Chetan Chandak, Head - Tax Research, H&R Block India says, "It is in the interest of the taxpayers to file their belated ITR or come forward and provide correct information by revising their ITR. In the Budget 2017, time limit to file ITR has been reduced to one year from the two years earlier. Therefore, if taxpayers miss this deadline then, the tax department can send you notice and levy the penalties for non-payment of taxes. These penalties can range between 50 percent and 200 percent of the tax liability. In addition to that, interest on the late payment of the taxes will keep on increasing till the time of payment of taxes."

Interest will be levied under section 234A for the late filing of returns at a rate of 1 percent per month or part thereof - this is equal to 12% a year.
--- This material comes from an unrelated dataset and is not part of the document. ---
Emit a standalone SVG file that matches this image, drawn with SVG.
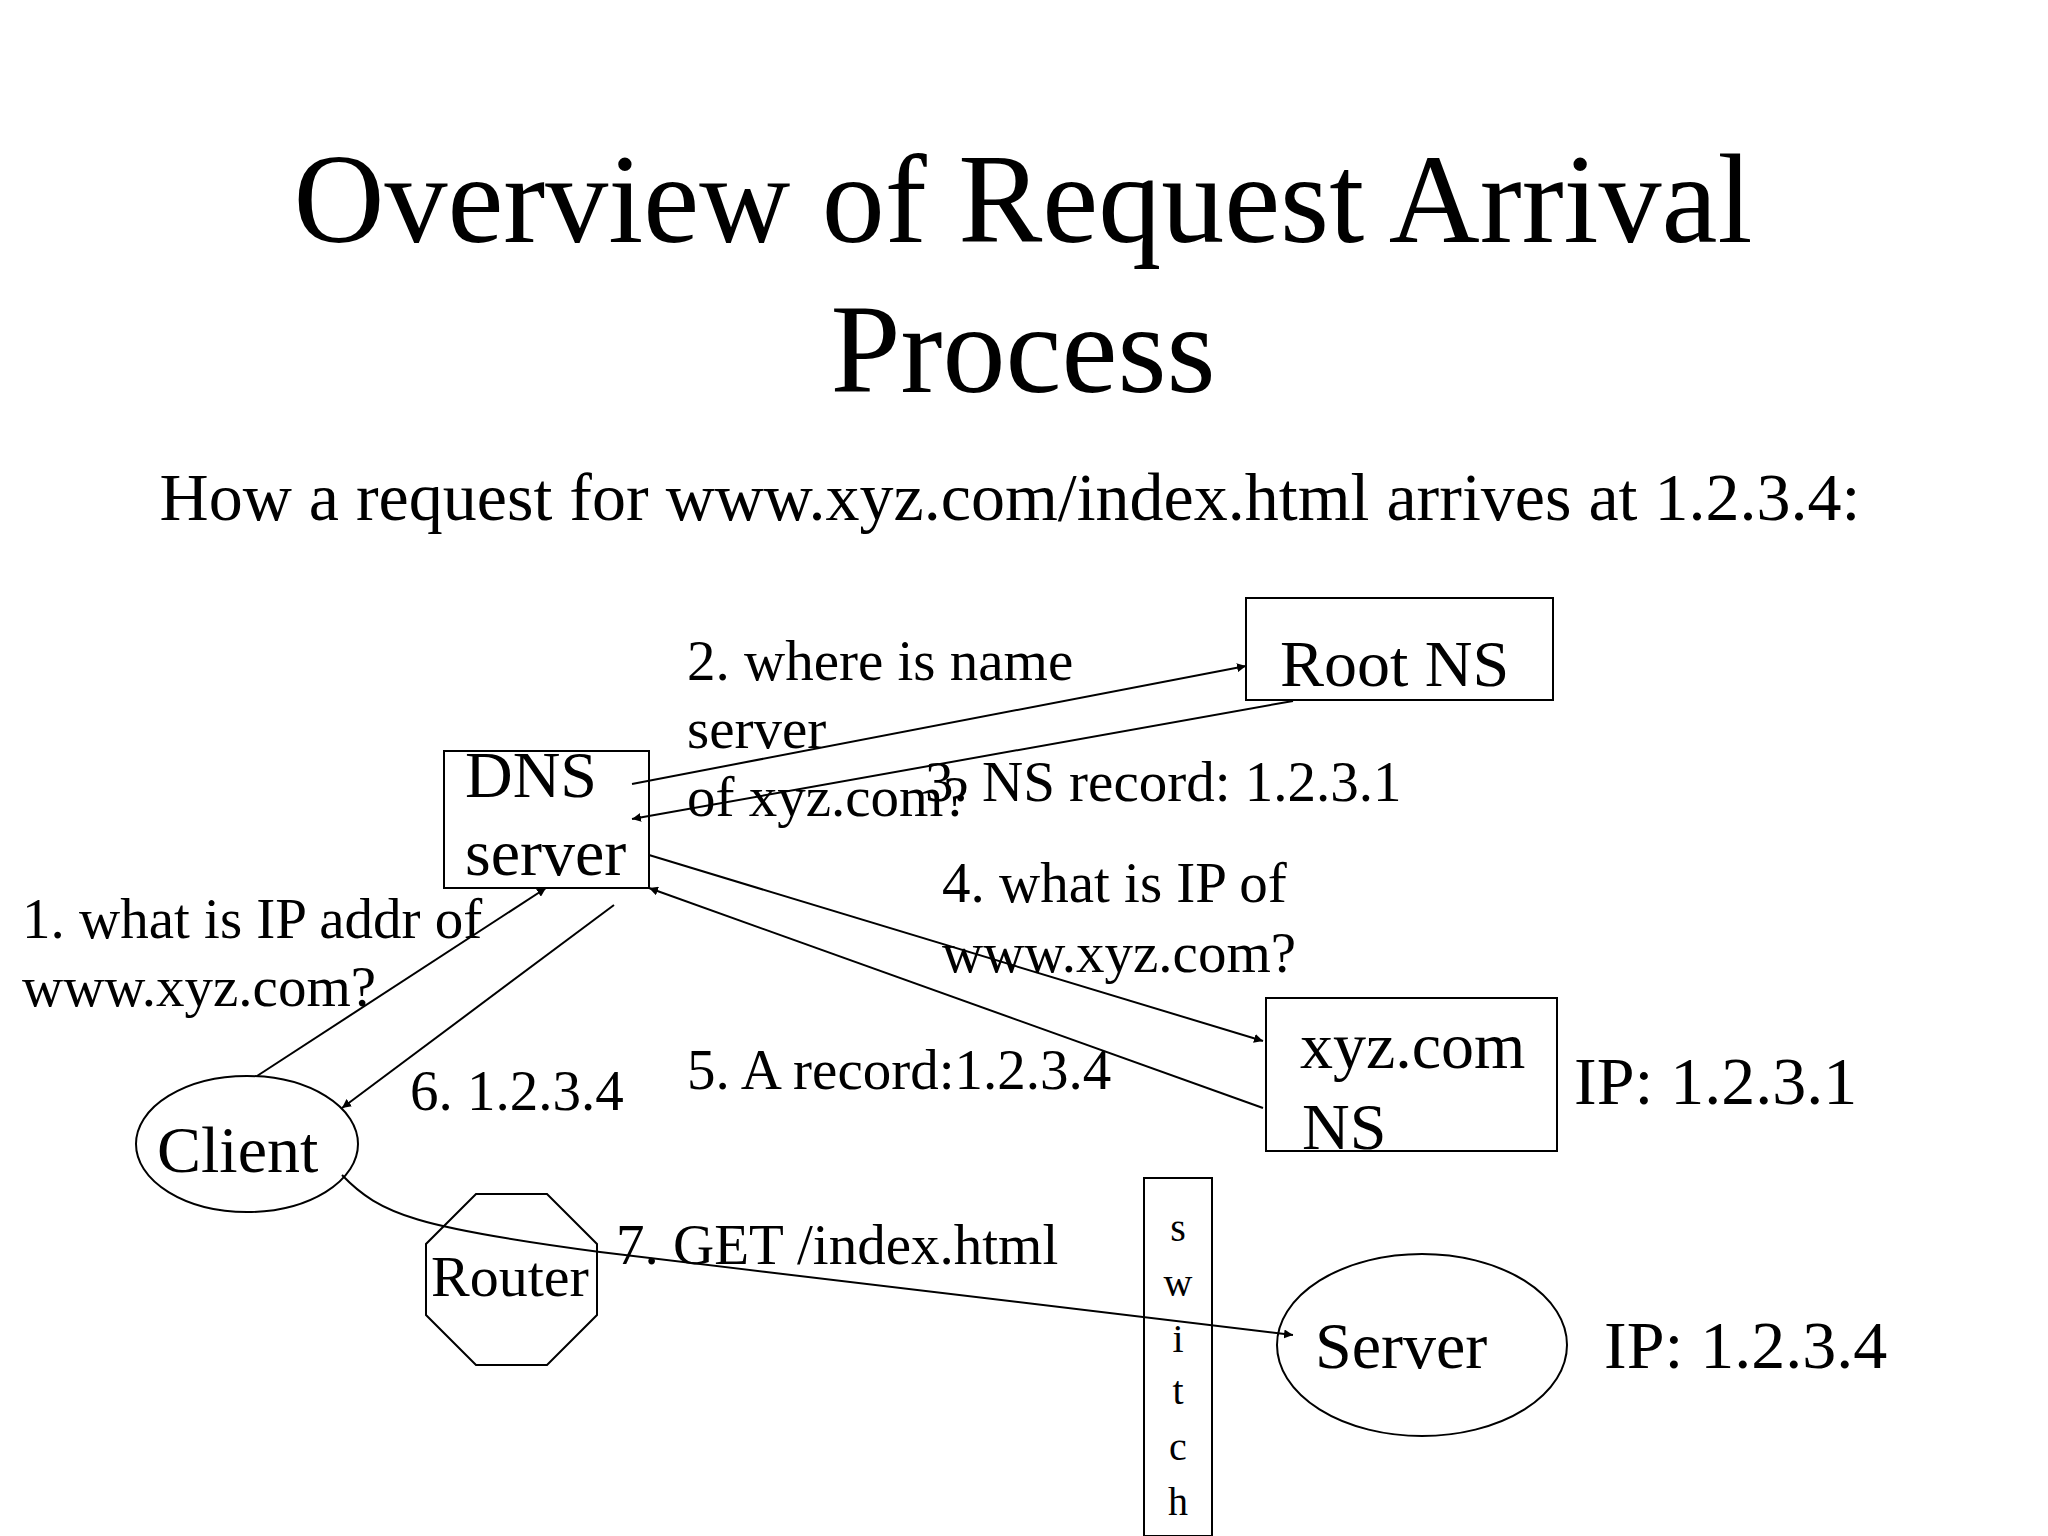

If a person with unaccounted income (which came to light as it had to be deposited as unexplained cash in his/her bank account) were to now include it in a previous income tax return by filing a revised return, then he/she would have to pay tax plus interest and penalty (if applicable) on this income as well.

However, the total of tax, interest and penalty payable in such a case is likely to be less than if the department was to issue the concerned person a notice and then take up his/her case for scrutiny assessment or conduct a raid and proceed accordingly, adds Chandak.

Taxpayers who have taxes payable and need to deposit it by visiting the bank branch should remember that banks are closed on March 29 and 30 and will re-open on March 31, which is also the last day to file belated and revised ITR.

As per the income tax laws, it is mandatory for individuals having income more than basic exemption limit (depending on the age) to file ITR.

For an individual below age of 60 years, income of Rs 2.5 lakh is exempted from tax. Similarly, for senior citizens, age 60 years but below 80 years, income of Rs 3 lakh is exempted from tax. Income of Rs 5 lakh is exempted from tax for super senior citizens who are above 80 years.